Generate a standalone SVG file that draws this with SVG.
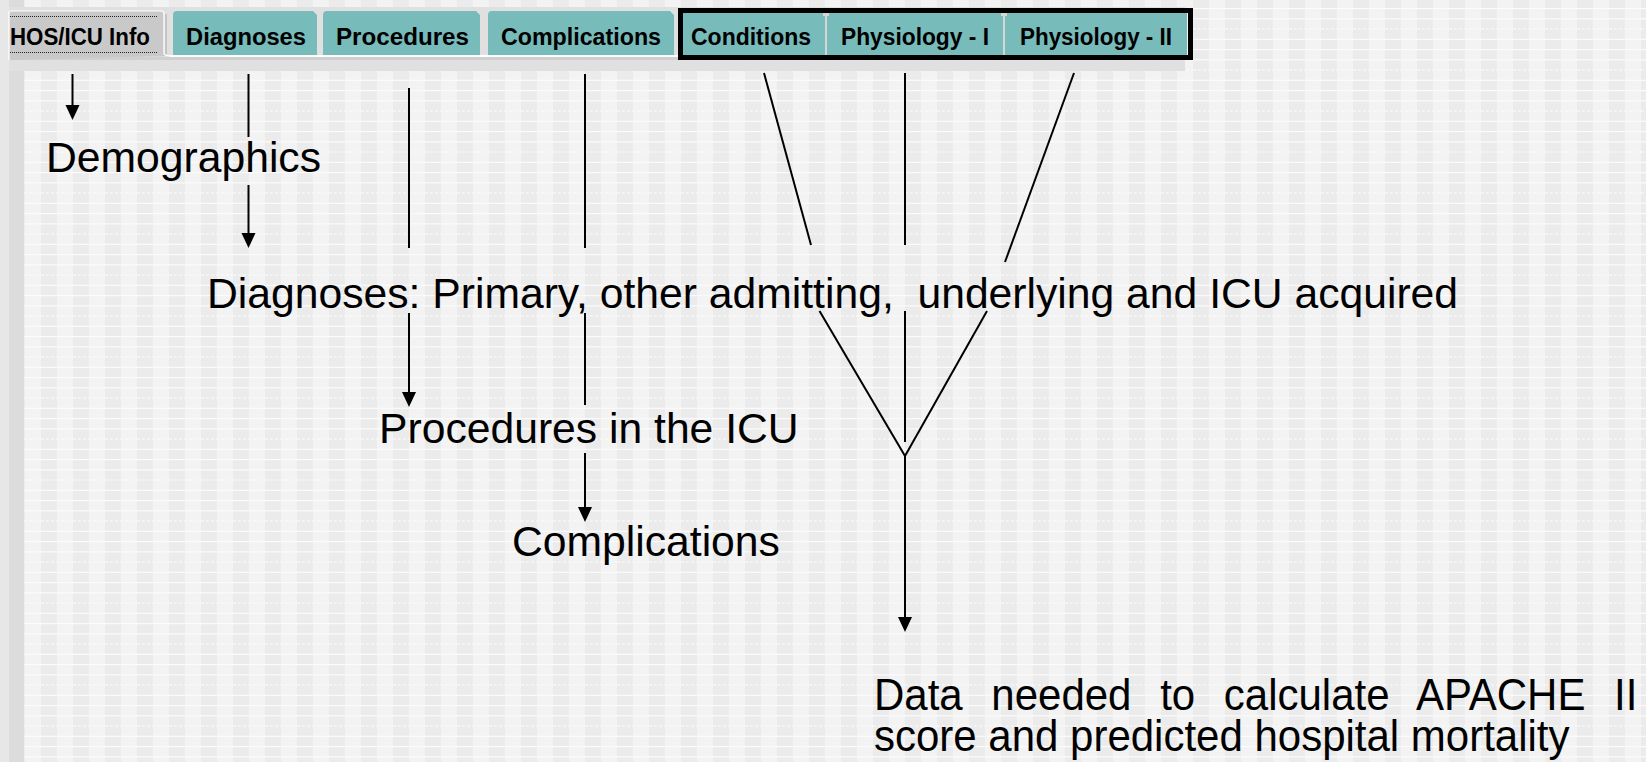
<svg xmlns="http://www.w3.org/2000/svg" width="1646" height="762" viewBox="0 0 1646 762">
<defs>
<pattern id="bg" x="9" y="8" width="32" height="41" patternUnits="userSpaceOnUse">
<rect x="0" y="0" width="32" height="41" fill="#f3f3f3"/>
<rect x="0" y="0" width="16" height="41" fill="#ebebeb"/>
<rect x="0" y="0" width="32" height="1.2" fill="#fbfbfb"/>
<rect x="0" y="10.25" width="32" height="1.2" fill="#fbfbfb"/>
<line x1="0" y1="21" x2="32" y2="21" stroke="#fbfbfb" stroke-width="1.2" stroke-dasharray="3 2"/>
<rect x="0" y="30.75" width="32" height="1.2" fill="#fbfbfb"/>
</pattern>
<marker id="arr" markerUnits="userSpaceOnUse" markerWidth="16" markerHeight="16" viewBox="0 0 16 16" refX="3" refY="7" orient="auto">
<path d="M0,0 L15,7 L0,14 Z" fill="#000"/>
</marker>
<style>
.tab{fill:#77bbbb}
.tl{font-family:"Liberation Sans",Arial,sans-serif;font-weight:bold;font-size:23px;fill:#000}
.t{font-family:"Liberation Sans",Arial,sans-serif;font-size:42.67px;fill:#000}
.tb{font-family:"Liberation Sans",Arial,sans-serif;font-size:42px;fill:#000}
.c line{stroke:#000;stroke-width:2;fill:none}
.c .a{marker-end:url(#arr)}
</style>
</defs>
<rect width="1646" height="762" fill="url(#bg)"/>
<rect x="0" y="0" width="9" height="762" fill="#e7e7e7"/>
<rect x="9" y="0" width="15" height="762" fill="#dcdcdc"/>

<g id="tabbar">
<rect x="9" y="7" width="1176" height="64" fill="#e0e0e0"/>
<rect x="9" y="57" width="1176" height="3" fill="#d0d0d0"/>
<rect x="170" y="55" width="510" height="2" fill="#ffffff"/>
</g>

<g id="tab-hos">
<path d="M9,60 V13 Q9,11 11,11 H161 Q164,11 164,14 V54 Q165,56 172,56" fill="#c9c9c9" stroke="#ffffff" stroke-width="1.2"/>
<line x1="166" y1="14" x2="166" y2="54" stroke="#a8a8a8" stroke-width="1"/>
<line x1="10" y1="16.5" x2="157" y2="16.5" stroke="#222" stroke-width="1" stroke-dasharray="1 1"/>
<line x1="10" y1="52.5" x2="157" y2="52.5" stroke="#222" stroke-width="1" stroke-dasharray="1 1"/>
<text class="tl" x="10" y="44.5" textLength="140" lengthAdjust="spacingAndGlyphs">HOS/ICU Info</text>
</g>
<g id="tab-diagnoses">
<path class="tab" d="M173,55 V15 Q173,11 177,11 H313 L317,15 V55 Z"/>
<text class="tl" x="186" y="44.5" textLength="120" lengthAdjust="spacingAndGlyphs">Diagnoses</text>
</g>
<g id="tab-procedures">
<path class="tab" d="M323,55 V15 Q323,11 327,11 H476 L480,15 V55 Z"/>
<text class="tl" x="336" y="44.5" textLength="133" lengthAdjust="spacingAndGlyphs">Procedures</text>
</g>
<g id="tab-complications">
<path class="tab" d="M488,55 V15 Q488,11 492,11 H670 L674,15 V55 Z"/>
<text class="tl" x="501" y="44.5" textLength="160" lengthAdjust="spacingAndGlyphs">Complications</text>
</g>
<g id="tab-conditions">
<rect class="tab" x="683" y="13" width="142" height="42"/>
<text class="tl" x="691" y="44.5" textLength="120" lengthAdjust="spacingAndGlyphs">Conditions</text>
</g>
<g id="tab-phys1">
<rect class="tab" x="827" y="13" width="176" height="42"/>
<text class="tl" x="841" y="44.5" textLength="148" lengthAdjust="spacingAndGlyphs">Physiology - I</text>
</g>
<g id="tab-phys2">
<rect class="tab" x="1005" y="13" width="182" height="42"/>
<text class="tl" x="1020" y="44.5" textLength="152" lengthAdjust="spacingAndGlyphs">Physiology - II</text>
</g>
<g id="tab-separators" fill="#d6d6d6">
<rect x="825" y="16" width="2" height="39"/>
<rect x="823" y="13" width="6" height="3"/>
<rect x="1003" y="16" width="2" height="39"/>
<rect x="1001" y="13" width="6" height="3"/>
</g>
<g id="highlight-box">
<rect x="680.5" y="10.5" width="510" height="47" fill="none" stroke="#000" stroke-width="5"/>
</g>

<g id="n-demographics"><text class="t" x="46" y="172">Demographics</text></g>
<g id="n-diagnoses"><text class="t" x="207" y="308" xml:space="preserve" style="white-space:pre">Diagnoses: Primary, other admitting,  underlying and ICU acquired</text></g>
<g id="n-procedures"><text class="t" x="379" y="443">Procedures in the ICU</text></g>
<g id="n-complications"><text class="t" x="512" y="556">Complications</text></g>
<g id="n-apache">
<text class="tb" transform="translate(874,710) scale(1,1.06)" x="0" y="0" word-spacing="17">Data needed to calculate APACHE II</text>
<text class="tb" transform="translate(874,751) scale(1,1.06)" x="0" y="0">score and predicted hospital mortality</text>
</g>

<g id="connectors" class="c">
<line class="a" x1="72.5" y1="74" x2="72.5" y2="108"/>
<line x1="248.5" y1="74" x2="248.5" y2="137"/>
<line class="a" x1="248.5" y1="185" x2="248.5" y2="236"/>
<line x1="409" y1="88" x2="409" y2="248"/>
<line class="a" x1="409" y1="313" x2="409" y2="395"/>
<line x1="585" y1="74" x2="585" y2="248"/>
<line x1="585" y1="313" x2="585" y2="405"/>
<line class="a" x1="585" y1="453" x2="585" y2="510"/>
<line x1="764" y1="73" x2="811" y2="245"/>
<line x1="905" y1="73" x2="905" y2="245"/>
<line x1="1074" y1="73" x2="1005" y2="262"/>
<line x1="819.5" y1="311" x2="905" y2="456"/>
<line x1="987" y1="311" x2="905" y2="456"/>
<line x1="905" y1="311" x2="905" y2="442"/>
<line class="a" x1="905" y1="456" x2="905" y2="620"/>
</g>
</svg>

━━━━

Images should not appear in the copy; retype the listing above exactly.

▸ **Written response**
Generate a standalone SVG file that draws this with SVG.
<svg xmlns="http://www.w3.org/2000/svg" width="1646" height="762" viewBox="0 0 1646 762">
<defs>
<pattern id="bg" x="9" y="8" width="32" height="41" patternUnits="userSpaceOnUse">
<rect x="0" y="0" width="32" height="41" fill="#f3f3f3"/>
<rect x="0" y="0" width="16" height="41" fill="#ebebeb"/>
<rect x="0" y="0" width="32" height="1.2" fill="#fbfbfb"/>
<rect x="0" y="10.25" width="32" height="1.2" fill="#fbfbfb"/>
<line x1="0" y1="21" x2="32" y2="21" stroke="#fbfbfb" stroke-width="1.2" stroke-dasharray="3 2"/>
<rect x="0" y="30.75" width="32" height="1.2" fill="#fbfbfb"/>
</pattern>
<marker id="arr" markerUnits="userSpaceOnUse" markerWidth="16" markerHeight="16" viewBox="0 0 16 16" refX="3" refY="7" orient="auto">
<path d="M0,0 L15,7 L0,14 Z" fill="#000"/>
</marker>
<style>
.tab{fill:#77bbbb}
.tl{font-family:"Liberation Sans",Arial,sans-serif;font-weight:bold;font-size:23px;fill:#000}
.t{font-family:"Liberation Sans",Arial,sans-serif;font-size:42.67px;fill:#000}
.tb{font-family:"Liberation Sans",Arial,sans-serif;font-size:42px;fill:#000}
.c line{stroke:#000;stroke-width:2;fill:none}
.c .a{marker-end:url(#arr)}
</style>
</defs>
<rect width="1646" height="762" fill="url(#bg)"/>
<rect x="0" y="0" width="9" height="762" fill="#e7e7e7"/>
<rect x="9" y="0" width="15" height="762" fill="#dcdcdc"/>

<g id="tabbar">
<rect x="9" y="7" width="1176" height="64" fill="#e0e0e0"/>
<rect x="9" y="57" width="1176" height="3" fill="#d0d0d0"/>
<rect x="170" y="55" width="510" height="2" fill="#ffffff"/>
</g>

<g id="tab-hos">
<path d="M9,60 V13 Q9,11 11,11 H161 Q164,11 164,14 V54 Q165,56 172,56" fill="#c9c9c9" stroke="#ffffff" stroke-width="1.2"/>
<line x1="166" y1="14" x2="166" y2="54" stroke="#a8a8a8" stroke-width="1"/>
<line x1="10" y1="16.5" x2="157" y2="16.5" stroke="#222" stroke-width="1" stroke-dasharray="1 1"/>
<line x1="10" y1="52.5" x2="157" y2="52.5" stroke="#222" stroke-width="1" stroke-dasharray="1 1"/>
<text class="tl" x="10" y="44.5" textLength="140" lengthAdjust="spacingAndGlyphs">HOS/ICU Info</text>
</g>
<g id="tab-diagnoses">
<path class="tab" d="M173,55 V15 Q173,11 177,11 H313 L317,15 V55 Z"/>
<text class="tl" x="186" y="44.5" textLength="120" lengthAdjust="spacingAndGlyphs">Diagnoses</text>
</g>
<g id="tab-procedures">
<path class="tab" d="M323,55 V15 Q323,11 327,11 H476 L480,15 V55 Z"/>
<text class="tl" x="336" y="44.5" textLength="133" lengthAdjust="spacingAndGlyphs">Procedures</text>
</g>
<g id="tab-complications">
<path class="tab" d="M488,55 V15 Q488,11 492,11 H670 L674,15 V55 Z"/>
<text class="tl" x="501" y="44.5" textLength="160" lengthAdjust="spacingAndGlyphs">Complications</text>
</g>
<g id="tab-conditions">
<rect class="tab" x="683" y="13" width="142" height="42"/>
<text class="tl" x="691" y="44.5" textLength="120" lengthAdjust="spacingAndGlyphs">Conditions</text>
</g>
<g id="tab-phys1">
<rect class="tab" x="827" y="13" width="176" height="42"/>
<text class="tl" x="841" y="44.5" textLength="148" lengthAdjust="spacingAndGlyphs">Physiology - I</text>
</g>
<g id="tab-phys2">
<rect class="tab" x="1005" y="13" width="182" height="42"/>
<text class="tl" x="1020" y="44.5" textLength="152" lengthAdjust="spacingAndGlyphs">Physiology - II</text>
</g>
<g id="tab-separators" fill="#d6d6d6">
<rect x="825" y="16" width="2" height="39"/>
<rect x="823" y="13" width="6" height="3"/>
<rect x="1003" y="16" width="2" height="39"/>
<rect x="1001" y="13" width="6" height="3"/>
</g>
<g id="highlight-box">
<rect x="680.5" y="10.5" width="510" height="47" fill="none" stroke="#000" stroke-width="5"/>
</g>

<g id="n-demographics"><text class="t" x="46" y="172">Demographics</text></g>
<g id="n-diagnoses"><text class="t" x="207" y="308" xml:space="preserve" style="white-space:pre">Diagnoses: Primary, other admitting,  underlying and ICU acquired</text></g>
<g id="n-procedures"><text class="t" x="379" y="443">Procedures in the ICU</text></g>
<g id="n-complications"><text class="t" x="512" y="556">Complications</text></g>
<g id="n-apache">
<text class="tb" transform="translate(874,710) scale(1,1.06)" x="0" y="0" word-spacing="17">Data needed to calculate APACHE II</text>
<text class="tb" transform="translate(874,751) scale(1,1.06)" x="0" y="0">score and predicted hospital mortality</text>
</g>

<g id="connectors" class="c">
<line class="a" x1="72.5" y1="74" x2="72.5" y2="108"/>
<line x1="248.5" y1="74" x2="248.5" y2="137"/>
<line class="a" x1="248.5" y1="185" x2="248.5" y2="236"/>
<line x1="409" y1="88" x2="409" y2="248"/>
<line class="a" x1="409" y1="313" x2="409" y2="395"/>
<line x1="585" y1="74" x2="585" y2="248"/>
<line x1="585" y1="313" x2="585" y2="405"/>
<line class="a" x1="585" y1="453" x2="585" y2="510"/>
<line x1="764" y1="73" x2="811" y2="245"/>
<line x1="905" y1="73" x2="905" y2="245"/>
<line x1="1074" y1="73" x2="1005" y2="262"/>
<line x1="819.5" y1="311" x2="905" y2="456"/>
<line x1="987" y1="311" x2="905" y2="456"/>
<line x1="905" y1="311" x2="905" y2="442"/>
<line class="a" x1="905" y1="456" x2="905" y2="620"/>
</g>
</svg>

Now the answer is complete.